#### EXERCISE BRIEF
Output the lines exactly, from the one where "Write the Bokeh code for this chart." appears through the one where "from bokeh.resources import INLINE" appears. Images are left out.

#### DATASET CONTENT
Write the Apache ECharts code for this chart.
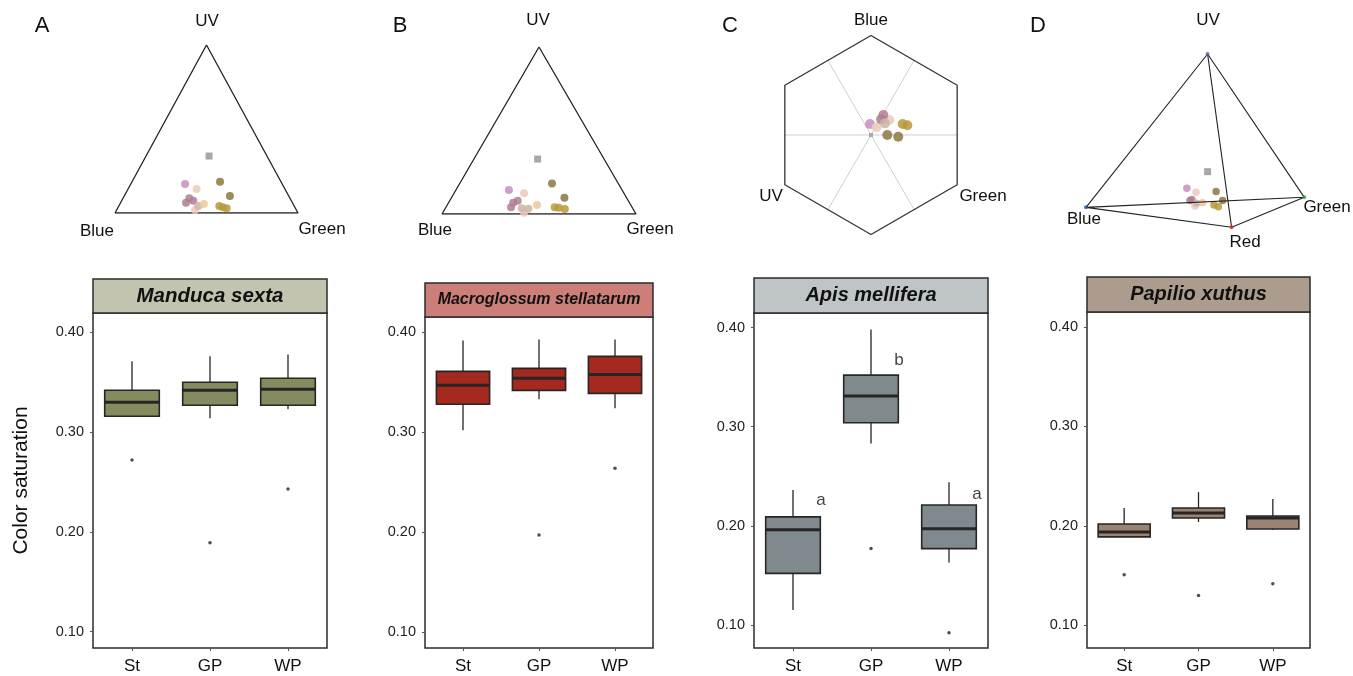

--

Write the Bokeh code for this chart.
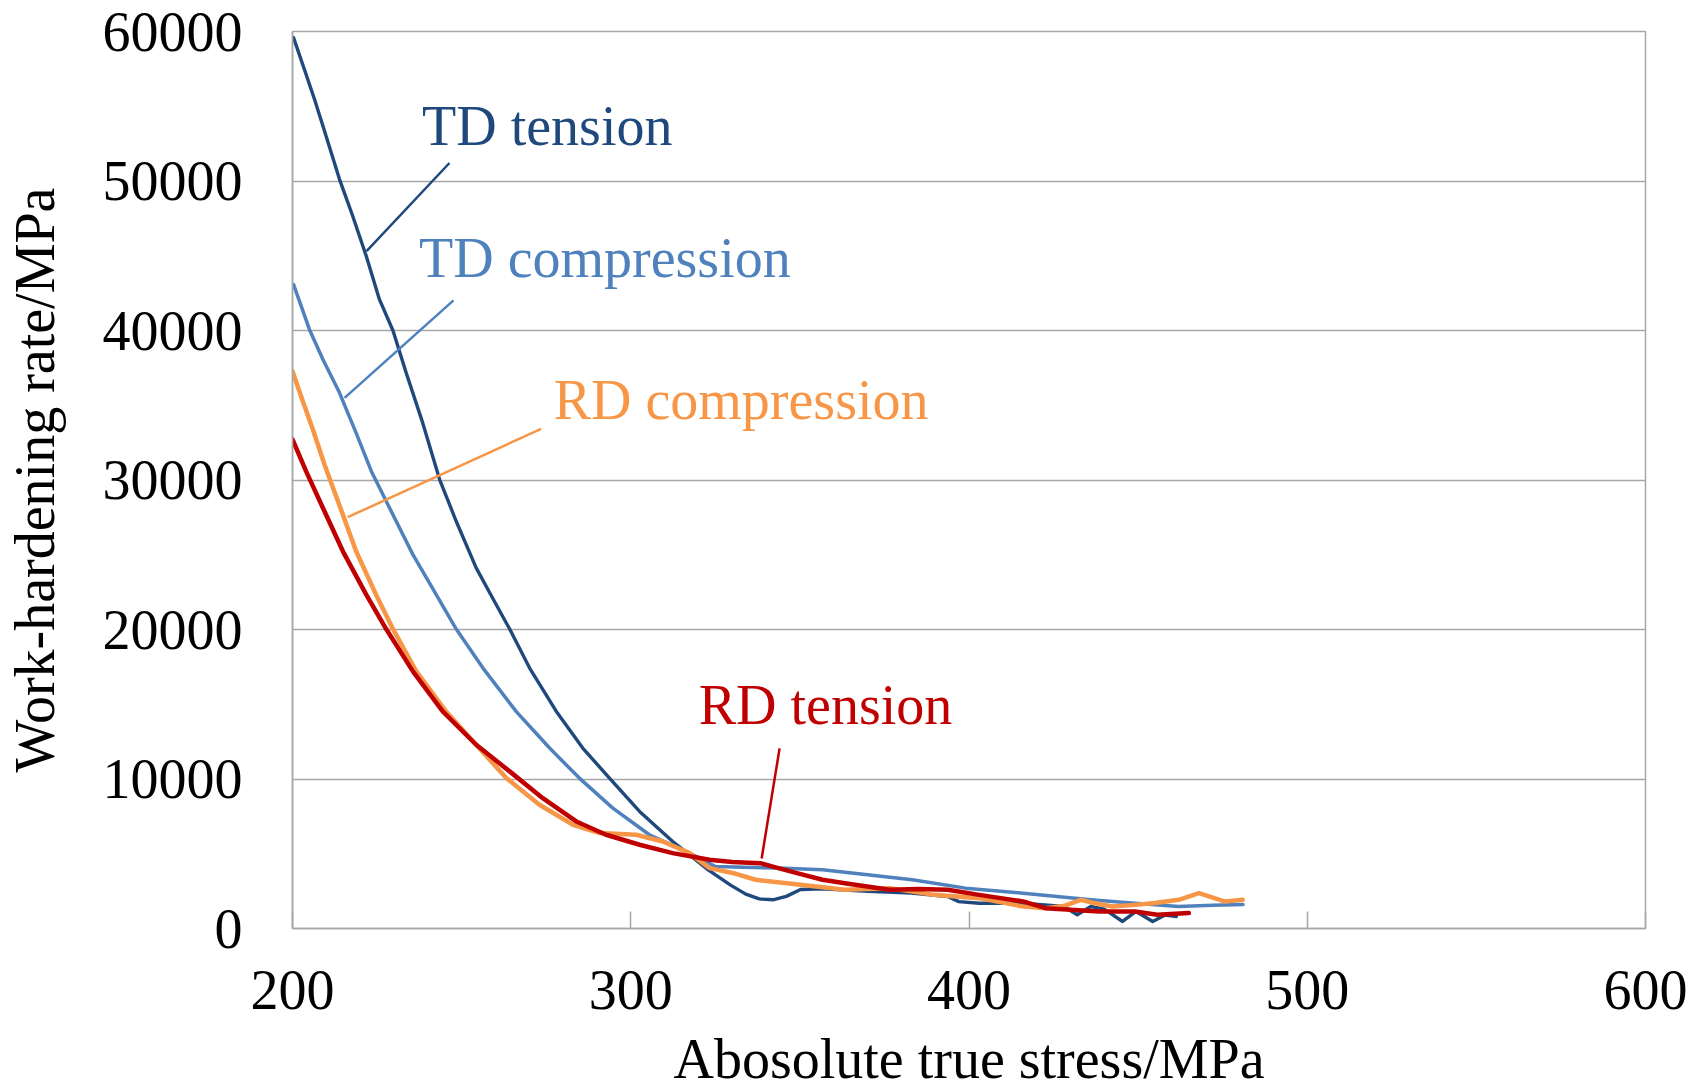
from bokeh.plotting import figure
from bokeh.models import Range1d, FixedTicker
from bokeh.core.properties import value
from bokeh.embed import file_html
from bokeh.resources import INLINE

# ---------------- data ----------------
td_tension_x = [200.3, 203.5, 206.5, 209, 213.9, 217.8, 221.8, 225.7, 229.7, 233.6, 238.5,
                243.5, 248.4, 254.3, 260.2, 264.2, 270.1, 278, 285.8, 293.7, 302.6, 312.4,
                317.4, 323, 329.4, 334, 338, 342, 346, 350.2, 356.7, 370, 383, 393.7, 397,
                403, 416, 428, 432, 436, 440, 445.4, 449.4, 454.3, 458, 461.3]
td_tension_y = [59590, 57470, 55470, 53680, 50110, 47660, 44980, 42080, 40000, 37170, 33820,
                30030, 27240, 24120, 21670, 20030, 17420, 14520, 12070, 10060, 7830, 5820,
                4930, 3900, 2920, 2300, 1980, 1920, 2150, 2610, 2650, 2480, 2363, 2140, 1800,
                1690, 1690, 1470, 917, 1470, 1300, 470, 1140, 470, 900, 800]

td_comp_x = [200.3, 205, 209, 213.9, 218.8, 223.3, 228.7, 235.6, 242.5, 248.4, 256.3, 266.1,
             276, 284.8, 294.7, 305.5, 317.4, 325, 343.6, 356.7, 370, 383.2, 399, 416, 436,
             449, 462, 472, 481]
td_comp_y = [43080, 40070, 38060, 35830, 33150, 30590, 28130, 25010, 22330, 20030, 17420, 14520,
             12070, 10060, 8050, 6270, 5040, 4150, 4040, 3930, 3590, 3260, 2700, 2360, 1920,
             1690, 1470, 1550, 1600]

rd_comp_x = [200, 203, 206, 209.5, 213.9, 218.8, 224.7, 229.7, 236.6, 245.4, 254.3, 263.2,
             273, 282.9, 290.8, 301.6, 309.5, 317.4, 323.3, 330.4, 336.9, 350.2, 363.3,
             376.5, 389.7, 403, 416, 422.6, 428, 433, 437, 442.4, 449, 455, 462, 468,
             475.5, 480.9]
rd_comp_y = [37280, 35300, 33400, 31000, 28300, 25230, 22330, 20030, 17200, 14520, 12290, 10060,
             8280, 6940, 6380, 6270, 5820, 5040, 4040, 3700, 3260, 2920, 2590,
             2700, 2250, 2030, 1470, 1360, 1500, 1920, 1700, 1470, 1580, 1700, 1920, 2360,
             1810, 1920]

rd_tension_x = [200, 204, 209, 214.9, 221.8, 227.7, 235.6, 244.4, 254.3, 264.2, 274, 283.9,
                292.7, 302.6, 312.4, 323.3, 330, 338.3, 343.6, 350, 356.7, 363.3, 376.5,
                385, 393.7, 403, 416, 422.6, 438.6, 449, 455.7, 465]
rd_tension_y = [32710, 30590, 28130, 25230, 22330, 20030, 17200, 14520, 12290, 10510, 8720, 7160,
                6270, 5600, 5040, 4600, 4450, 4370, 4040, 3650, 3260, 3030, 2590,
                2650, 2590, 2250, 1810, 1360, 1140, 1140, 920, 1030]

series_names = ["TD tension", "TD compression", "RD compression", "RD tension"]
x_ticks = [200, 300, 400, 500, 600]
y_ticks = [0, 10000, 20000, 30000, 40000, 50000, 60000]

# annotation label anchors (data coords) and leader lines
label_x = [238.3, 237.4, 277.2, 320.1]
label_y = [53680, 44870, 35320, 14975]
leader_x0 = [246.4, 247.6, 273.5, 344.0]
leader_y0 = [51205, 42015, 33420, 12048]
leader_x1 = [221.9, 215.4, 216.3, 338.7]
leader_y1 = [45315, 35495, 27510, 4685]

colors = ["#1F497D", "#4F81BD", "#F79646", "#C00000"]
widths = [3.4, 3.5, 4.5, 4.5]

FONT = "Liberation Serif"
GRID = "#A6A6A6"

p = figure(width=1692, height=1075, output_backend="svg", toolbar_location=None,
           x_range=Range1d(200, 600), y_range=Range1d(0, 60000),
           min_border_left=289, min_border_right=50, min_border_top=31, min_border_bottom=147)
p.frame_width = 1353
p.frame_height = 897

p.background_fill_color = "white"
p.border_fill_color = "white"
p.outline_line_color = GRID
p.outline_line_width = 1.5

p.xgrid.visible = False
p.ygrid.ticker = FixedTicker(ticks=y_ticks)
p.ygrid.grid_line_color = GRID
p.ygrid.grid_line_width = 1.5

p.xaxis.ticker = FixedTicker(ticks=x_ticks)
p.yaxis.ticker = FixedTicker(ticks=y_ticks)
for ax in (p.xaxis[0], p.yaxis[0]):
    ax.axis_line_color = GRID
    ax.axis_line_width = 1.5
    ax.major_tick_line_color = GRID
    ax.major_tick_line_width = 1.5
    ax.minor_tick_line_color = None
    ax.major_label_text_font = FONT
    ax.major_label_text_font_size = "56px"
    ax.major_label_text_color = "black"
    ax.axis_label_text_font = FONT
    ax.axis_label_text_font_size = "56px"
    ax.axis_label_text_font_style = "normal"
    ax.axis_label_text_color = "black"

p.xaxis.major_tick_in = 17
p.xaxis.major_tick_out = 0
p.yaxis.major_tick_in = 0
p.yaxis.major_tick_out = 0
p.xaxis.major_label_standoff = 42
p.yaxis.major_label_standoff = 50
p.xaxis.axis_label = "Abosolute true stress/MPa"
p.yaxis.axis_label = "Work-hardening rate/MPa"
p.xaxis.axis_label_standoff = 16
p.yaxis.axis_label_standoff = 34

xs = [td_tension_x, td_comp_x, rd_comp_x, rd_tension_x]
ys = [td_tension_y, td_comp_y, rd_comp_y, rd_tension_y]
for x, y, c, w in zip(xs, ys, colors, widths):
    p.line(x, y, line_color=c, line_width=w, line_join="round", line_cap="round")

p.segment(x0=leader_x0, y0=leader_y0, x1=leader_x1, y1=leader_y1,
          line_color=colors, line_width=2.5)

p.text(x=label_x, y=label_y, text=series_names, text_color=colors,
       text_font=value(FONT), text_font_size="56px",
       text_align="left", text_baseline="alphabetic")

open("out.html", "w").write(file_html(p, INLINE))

#### TASK OUTPUT
Write the Bokeh code for this chart.
from bokeh.plotting import figure
from bokeh.models import Range1d, FixedTicker
from bokeh.core.properties import value
from bokeh.embed import file_html
from bokeh.resources import INLINE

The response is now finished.